Conclusion: The Asymmetric Regional Bet
New Horizon Aircraft represents a pure-play bet on hybrid-electric technology solving the range limitations that constrain pure-electric eVTOLs. The investment thesis hinges on a simple proposition: the regional air mobility market—medevac, cargo, defense, and remote services—requires performance characteristics that only hybrid architecture can deliver, and HOVR's 75% cost advantage and 800 km range create a defensible moat in this niche.
However, this technological promise faces execution reality. The company has 12-15 months of cash, no revenue, and is two years behind competitors in flight testing. The going concern warning is a countdown that makes funding the single most important variable for shareholders. Successful capital raising will likely come with dilution, while failure means equity wipeout.
The dual-use strategy provides a potential accelerant through military channels, but the larger civilian market remains the prize, and certification timelines are fixed by regulatory processes. The next 18 months will be decisive: flight testing must commence on schedule, funding must be secured on reasonable terms, and partnerships must convert to firm orders.

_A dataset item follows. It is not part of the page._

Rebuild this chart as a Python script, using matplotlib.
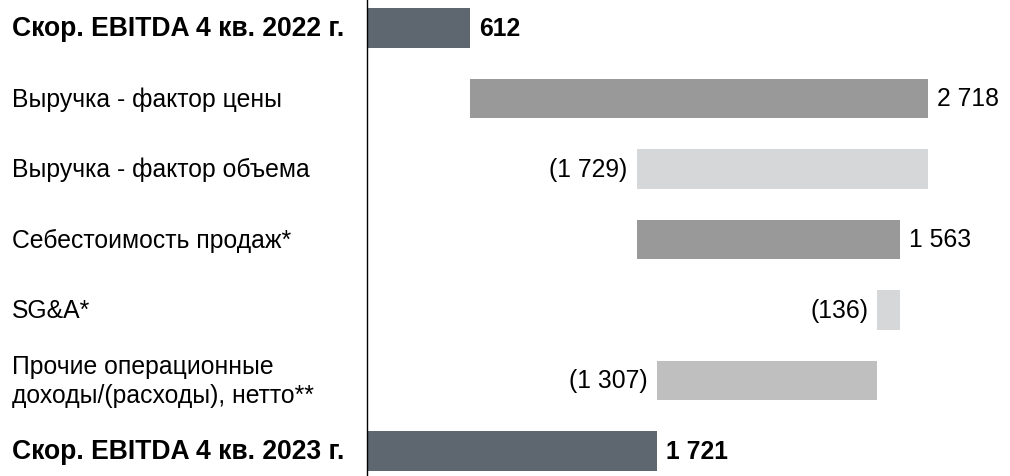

For investors, HOVR offers asymmetric upside—if the hybrid technology proves superior and the company survives to commercialization, the current $102 million valuation could represent a fraction of future value in a multi-billion dollar market. But the probability-weighted outcome must account for the likelihood of dilution, delay, or failure. The stock is priced as an option: offering venture-like returns if successful, but risky enough that position sizing must reflect the possibility of zero recovery. The key variables to monitor are funding announcements, prototype completion milestones, and any defense contract awards that validate the dual-use strategy with actual revenue.